Historian Mark Levene estimates that these events led to the deaths of between 600,000 and over a million Armenians; before 1915, the population was 1.5 million. While many historians and countries recognize what the Turks visited upon the Armenians as genocide, within Turkey, that term remains deeply contested. Indeed, the state officially denies this classification, and in its denial perpetuates a complex and often painful historical debate.
Official population statistics for non-Muslim minorities in modern Turkey have not been recorded since 1965. Nonetheless, current estimates suggest that around 14,500 Jews live in the country today, a marked decline from 1914, when census data from the Ottoman regime indicates that there were some 128,000 Jews, descended predominantly from those who fled the Iberian Peninsula in 1492. By 1965, their ranks had fallen to 38,000. A similar pattern is observed among the Armenian minority, whose numbers fell sharply from 1,204,000 in 1914 to 64,000 by 1965. For Turkish Jews, the struggle for acceptance in a predominantly Muslim country has been fraught with challenges. Discriminatory policies, such as the Wealth Tax of 1942, targeted Jews alongside other non-Muslim minorities, mainly Greeks and Armenians, fostering a collective sense of vulnerability. This shared experience didn’t produce significant solidarity between these cohorts; they continued to lead parallel lives, much as they had during the Ottoman period.
Experiences in modern Turkey shaped the collective identity and political strategies of Turkish Jewry, contributing to the emergence of the aforementioned distinct mindsets: the Kayades and the Avlaremoz. The Kayades mindset, with its strategic silence and go-along-to-get-along tactics, has prevailed in the Jewish community since the establishment of the Republic of Turkey in 1923. Rooted in the Ladino (Judeo-Spanish) word for “keeping quiet” or “minding one’s own business,” this approach reflects a pragmatic attempt to maintain a low profile and avoid conflict with the majority population. Adherents to this strategy emphasize their loyalty to the Turkish state, participating in official efforts to deny the Armenian genocide. Historian Eldad Ben Aharon has described the Turkish Jewish elite, who since the 1970s have lobbied against the recognition of the Armenian genocide in the United States, as informal ambassadors for Turkey. This stance may be seen as a protective reflex, born of necessity to preserve community safety and status, writes Ben Aharon; it has largely succeeded. In our research, a member of the Turkish Jewish community described this pragmatic approach as “a silent agreement: We will not interfere in state affairs, we will focus on doing well in trade and live quietly without creating trouble.”

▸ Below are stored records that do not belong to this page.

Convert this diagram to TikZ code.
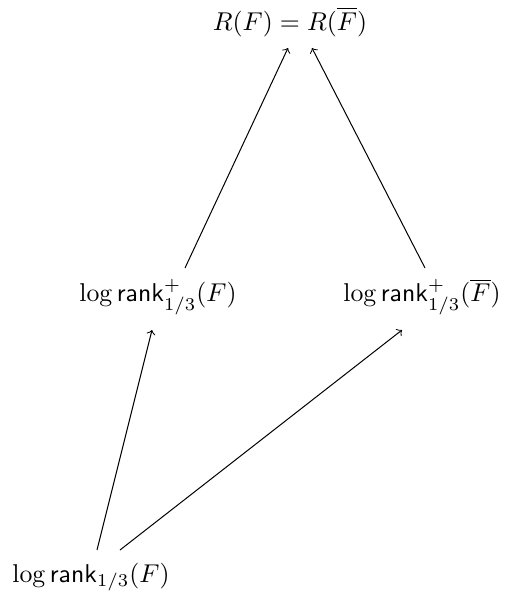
\documentclass[tikz,border=0pt]{standalone}
\usepackage{amsmath}
\begin{document}
\begin{tikzpicture}[x=0.4pt,y=-0.4pt,
  lbl/.style={inner sep=0pt,scale=1.03},
  arr/.style={->}]
\useasboundingbox (0,0) rectangle (520,593);
\node[lbl] (top) at (290,22) {$R(F) = R(\overline{F})$};
\node[lbl] (midL) at (158,297) {$\log\mathsf{rank}^+_{1/3}(F)$};
\node[lbl] (midR) at (422,297) {$\log\mathsf{rank}^+_{1/3}(\overline{F})$};
\node[lbl] (bot) at (91,577) {$\log\mathsf{rank}_{1/3}(F)$};
\draw[arr] ([shift={(27,-29)}]midL.center) -- ([shift={(-2,26)}]top.center);
\draw[arr] ([shift={(3,-29)}]midR.center) -- ([shift={(22,26)}]top.center);
\draw[arr] ([shift={(6,-27)}]bot.center) -- ([shift={(-6,33)}]midL.center);
\draw[arr] ([shift={(29,-27)}]bot.center) -- ([shift={(-20,33)}]midR.center);
\end{tikzpicture}
\end{document}
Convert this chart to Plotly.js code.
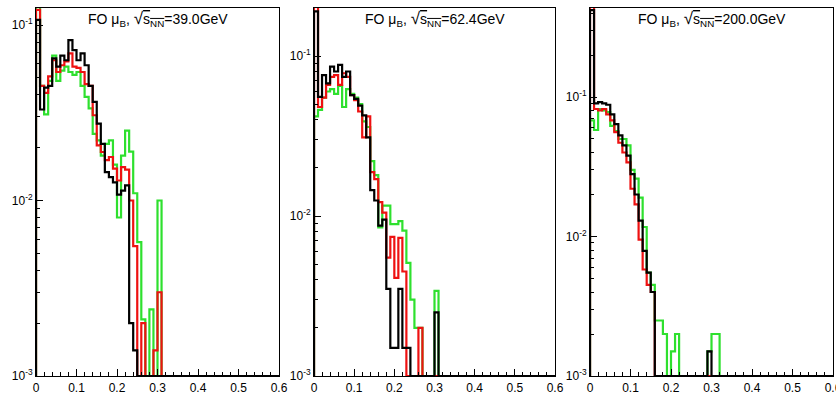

In contrast, since the late 2010s, the Avlaremoz mindset has emerged particularly among younger Turkish Jews who advocate for a more vocal and critical engagement with contemporary political and social issues. Encapsulated in the Ladino phrase meaning “we will speak,” this perspective challenges the traditional silence and addresses broader issues of minority rights. The Avlaremoz mindset promotes solidarity with other marginalized groups and calls for a reevaluation of Turkey’s official narratives, including the one which denies absolutely the Armenian genocide. One individual whom we interviewed expressed this evolving attitude as follows: “Silence is somewhat broken. This is not easy for the generation of my parents. It is against the official stance of the community. Perhaps now, it could be overcome.”
The Shadow of the Holocaust
A pivotal calamity in Jewish history, the Holocaust has come to influence profoundly how Turkish Jews perceive the Armenian genocide. Predictably, the memory of the Holocaust engenders a deep sensitivity to any discussions about it. However, this sensitivity manifests in contrasting ways. The Holocaust’s central place in Jewish identity can lead to competitive victimhood, where any acknowledgement of the suffering of one group is perceived as diminishing the recognition of and importance of another’s. This dynamic complicates the acknowledgment of any genocide other than the Holocaust, including that of Armenians. “I place the Armenian genocide in the context of a period dominated by the conflicts of nationalistic movements,” said one member of the Turkish Jewish community. “Unlike the Holocaust, it is not rooted in the Turks considering themselves racially superior; it is more political and religious in nature. Nevertheless, was there a genocide? Yes.”
An Evolving Future
In his discussion of how in-group solidarity and identity can influence the acceptance or rejection of knowledge about suffering, sociologist Joachim Savelsberg highlights that the struggle over genocide recognition is ongoing and will continue to be shaped by both global human rights norms and local political dynamics. The Turkish Jewish community’s internal debates and evolving attitudes serve as a microcosm of the broader societal shifts in Turkey, illustrating the processes through which collective memory and historical justice are negotiated and redefined. By examining these dynamics, future studies may offer further insights into the potential for historical reconciliation in Turkey.
The significance of this exploration into Turkish Jewish perspectives extends beyond the historical and sociopolitical context of Turkey. It underscores the dynamics of how minorities navigate identities, historical traumas, and political pressures. The Turkish Jewish community in particular faces the challenge of balancing historical experiences, such as the Holocaust, with the prevailing state narratives around the genocide of the Armenians. On the one hand, there is an implicit expectation to conform with the state’s conviction; on the other, Turkish Jews confront the difficult reality of Holocaust denial. This illustrates the intricate ways minority communities must navigate their own histories while engaging with national and global discourses on historical injustices.
Examining the nuanced responses of Turkish Jews demonstrates the challenges communities face in reconciling their own histories with national narratives. Understanding these dynamics can inform international efforts to promote human rights and foster intercommunal solidarity in heterogeneous societies.